Waltz, who received a briefing from a senior U.S. defense official along with other lawmakers on Wednesday, said the war in Ukraine is already turning into an insurgency.

“The main thing you need is a demonstrated will to fight and [Ukrainian President Volodymyr] Zelensky has galvanized his population, and the Russians have made a strategic mistake in not being able to shut down the commercial internet. Every day that [Zelensky] is on television, the Europeans have been shamed into doing more,” he said.

“I think he has done far more than what Biden has taken credit in terms of unifying NATO, galvanizing the world and unifying his own people,” he said.

He said the Ukrainian military was already preparing for an insurgency as far back as December, shifting from door-kicking missions to guerrilla warfare.

He also said the Russians are appearing to adjust their tactics, too, going from precision strikes meant to keep their infrastructure intact to siege warfare and leveling cities to break the will of the Ukrainian people.

Firefighters work to extinguish a fire at a damaged city center after Russian air raid in Chernigiv, Ukraine, Thursday, March 3, 2022. Russian forces have escalated their attacks on crowded cities in what Ukraine's leader called a blatant campaign of terror. (AP Photo/Dmytro Kumaka)

Firefighters work to extinguish a fire at a damaged city center after Russian air raid in Chernigiv, Ukraine, Thursday, March 3, 2022. Russian forces have escalated their attacks on crowded cities in what Ukraine’s leader called a blatant campaign of terror. (AP Photo/Dmytro Kumaka)

“So I think this is going to grind into a protracted war.
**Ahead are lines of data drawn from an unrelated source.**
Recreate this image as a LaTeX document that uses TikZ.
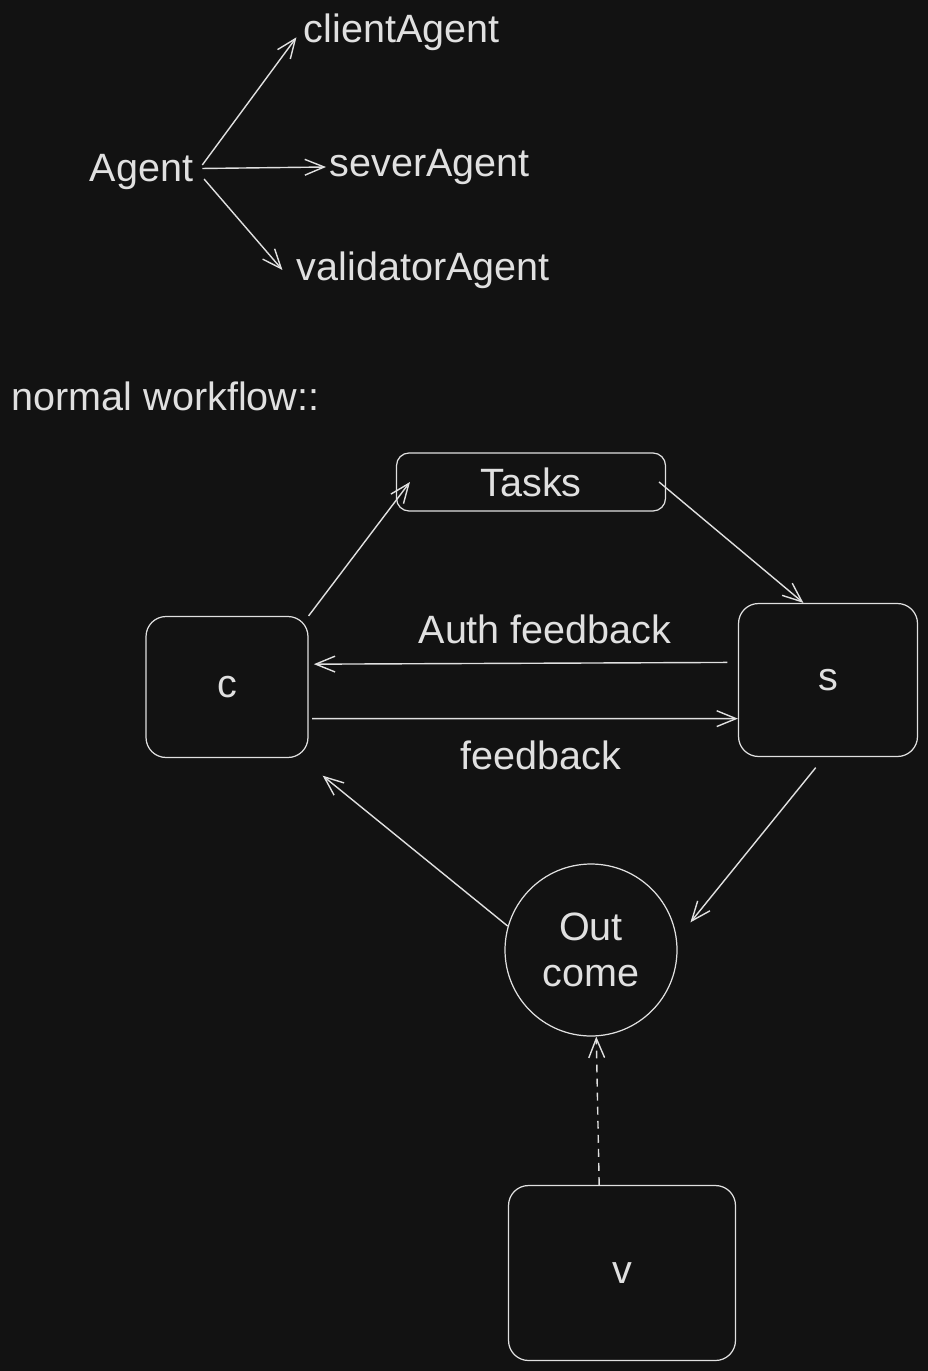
\documentclass[tikz,border=0pt]{standalone}
\usepackage{fontspec}
\setmainfont{Liberation Sans}
\usetikzlibrary{arrows.meta}

\definecolor{bgdark}{RGB}{18,18,18}
\definecolor{chalk}{RGB}{224,224,224}

\begin{document}
\begin{tikzpicture}[x=0.02cm, y=-0.02cm,
    every node/.style={text=chalk, font=\fontsize{22.5}{26}\selectfont},
    box/.style={draw=chalk, line width=0.7pt, rounded corners=0.4cm, inner sep=0pt},
    arr/.style={draw=chalk, line width=0.8pt, -{Straight Barb[length=11pt, width=9pt]}},
    lbl/.style={anchor=west, inner sep=2pt}]
    % Fondo
    \fill[bgdark] (0,0) rectangle (928,1371);
    \useasboundingbox (0,0) rectangle (928,1371);

    % Agentes
    \node[lbl] (agent) at (86,172) {Agent};
    \node[lbl] (client) at (300,32) {clientAgent};
    \node[lbl] (sever) at (326,167) {severAgent};
    \node[lbl] (validator) at (293,270) {validatorAgent};
    \draw[arr] ([shift={(3pt,4pt)}]agent.east) -- ([xshift=-2pt,yshift=-3pt]client.west);
    \draw[arr] ([shift={(3pt,2pt)}]agent.east) -- (sever.west);
    \draw[arr] ([shift={(4pt,-4pt)}]agent.east) -- ([xshift=-6pt]validator.west);

    % Titulo
    \node[lbl] (title) at (8,396) {normal workflow::};

    % Cajas
    \node[box, rounded corners=0.25cm, minimum width=5.38cm, minimum height=1.16cm] (tasks) at (531,482) {Tasks};
    \node[box, minimum width=3.24cm, minimum height=2.82cm] (c) at (227,687) {c};
    \node[box, minimum width=3.58cm, minimum height=3.06cm] (s) at (828,680) {s};
    \node[box, minimum width=4.54cm, minimum height=3.5cm] (v) at (622,1273) {v};
    % Circulo
    \node[draw=chalk, line width=0.7pt, circle, minimum size=3.44cm, inner sep=0pt, align=center] (out) at (591,950) {Out\\come};

    % Flechas
    \draw[arr] (c.north east) -- ([xshift=8pt]tasks.west);
    \draw[arr] ([xshift=-4pt]tasks.east) -- ([xshift=-14pt]s.north);
    \draw[arr] ([shift={(-6pt,10pt)}]s.west) -- ([shift={(3pt,13pt)}]c.east);
    \draw[arr] ([shift={(2pt,-18pt)}]c.east) -- ([yshift=-22pt]s.west);
    \draw[arr] ([shift={(-7pt,-6pt)}]s.south) -- ([shift={(9pt,3pt)}]out.15);
    \draw[arr] (out.164) -- ([shift={(8pt,-10pt)}]c.south east);
    \draw[arr, dash pattern=on 4.5pt off 3.5pt] ([xshift=-13pt]v.north) -- ([xshift=3pt]out.south);

    % Etiquetas
    \node (auth) at (545,629) {Auth feedback};
    \node (fb) at (541,755) {feedback};
\end{tikzpicture}
\end{document}
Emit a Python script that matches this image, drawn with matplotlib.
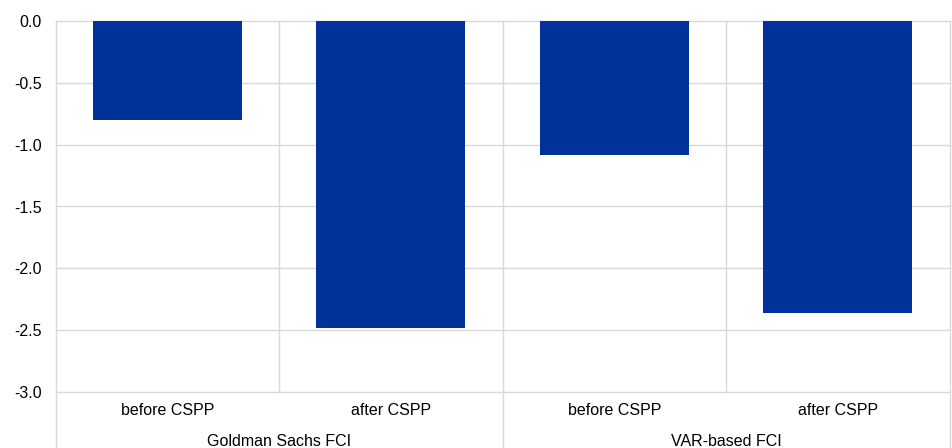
import matplotlib.pyplot as plt
from matplotlib.lines import Line2D

plt.rcParams["font.family"] = ["Liberation Sans", "DejaVu Sans"]

categories = ["before CSPP", "after CSPP", "before CSPP", "after CSPP"]
groups = ["Goldman Sachs FCI", "VAR-based FCI"]
values = [-0.80, -2.48, -1.08, -2.36]
yticks = [0.0, -0.5, -1.0, -1.5, -2.0, -2.5, -3.0]

BLUE = "#003299"
GRID = "#d9d9d9"

fig = plt.figure(figsize=(9.52, 4.48), dpi=100)
W, H = 952, 448
left, right, top, bottom = 55.5, 949.5, 21, 392
ax = fig.add_axes([left / W, 1 - bottom / H, (right - left) / W, (bottom - top) / H])

x = list(range(len(values)))
ax.bar(x, values, width=0.666, color=BLUE, zorder=3)
ax.set_xlim(-0.5, len(values) - 0.5)
ax.set_ylim(-3.0, 0.0)
ax.set_yticks(yticks)
ax.set_yticklabels([f"{t:.1f}" for t in yticks])
ax.tick_params(axis="y", length=0, pad=10, labelsize=11.5, colors="#000000")
ax.set_xticks([])
for s in ax.spines.values():
    s.set_visible(False)

# horizontal gridlines
for t in yticks:
    ax.axhline(t, color=GRID, lw=1, zorder=1, clip_on=False)

# vertical separators: inner ones stop at the axis, group edges run to the bottom
trans = ax.get_xaxis_transform()
for xi in [-0.5, 0.5, 1.5, 2.5, 3.5]:
    long_line = xi in (-0.5, 1.5, 3.5)
    y0 = -(H - bottom) / (bottom - top) if long_line else 0
    ax.add_line(Line2D([xi, xi], [y0, 1], transform=trans, color=GRID, lw=1,
                       clip_on=False, zorder=1))

# category labels
for xi, lab in zip(x, categories):
    ax.text(xi, -(410 - bottom) / (bottom - top), lab, transform=trans,
            ha="center", va="center", fontsize=11.5)

# group labels
for gi, g in enumerate(groups):
    ax.text(gi * 2 + 0.5, -(441 - bottom) / (bottom - top), g, transform=trans,
            ha="center", va="center", fontsize=11.5)

fig.savefig("out.png", dpi=100)
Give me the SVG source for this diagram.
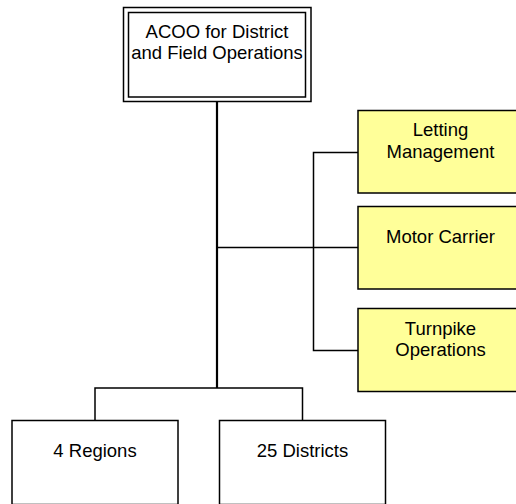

And therefore…logistics is what matters the most,” he said.

He said normally a Soviet brigade will deploy with about three to four weeks of supplies, so if the war goes beyond that, Russian President Vladimir Putin will have to shift Russia’s industrial base to support the war effort.

“If the insurgency can cut off the logistics and supply lines, which will be very vulnerable in spring because it’ll be totally confined to the roads, then that’s how they’ll have a fighting chance,” he said. “Logistics is what wins wars.”

He said he is hearing that part of the reason the Russian military has not been able to establish air dominance is due to not replenishing their stocks from their involvement in Syria.

“That’s part of the reason they haven’t been able to establish air dominance — literally not enough bombs, missiles, spare parts for their planes, which I think is a really important dynamic. We just assumed that they’ve got unlimited amount of stuff, but high-end precision stuff, they don’t have nearly as much as you think,” he said.

He also said Zelensky might want to think about relocating to Lviv in the West.

“On one hand, I admire Zelensky in standing strong and all his great quotes, but on the other hand, over the long term, he has to live, he has to survive, he has to keep his government intact. And I can certainly see a scenario where he displaces to Lviv, stays inside Ukraine,” he said.

“For the United States, that is much cleaner and easier for us to support the ongoing government than if that government is overthrown, and now we’re supporting a guerrilla movement against the Ukrainian government. That has some more complex legal questions between overt military Title 10 and covert Title 50 — I’ll just leave it at that,” he said.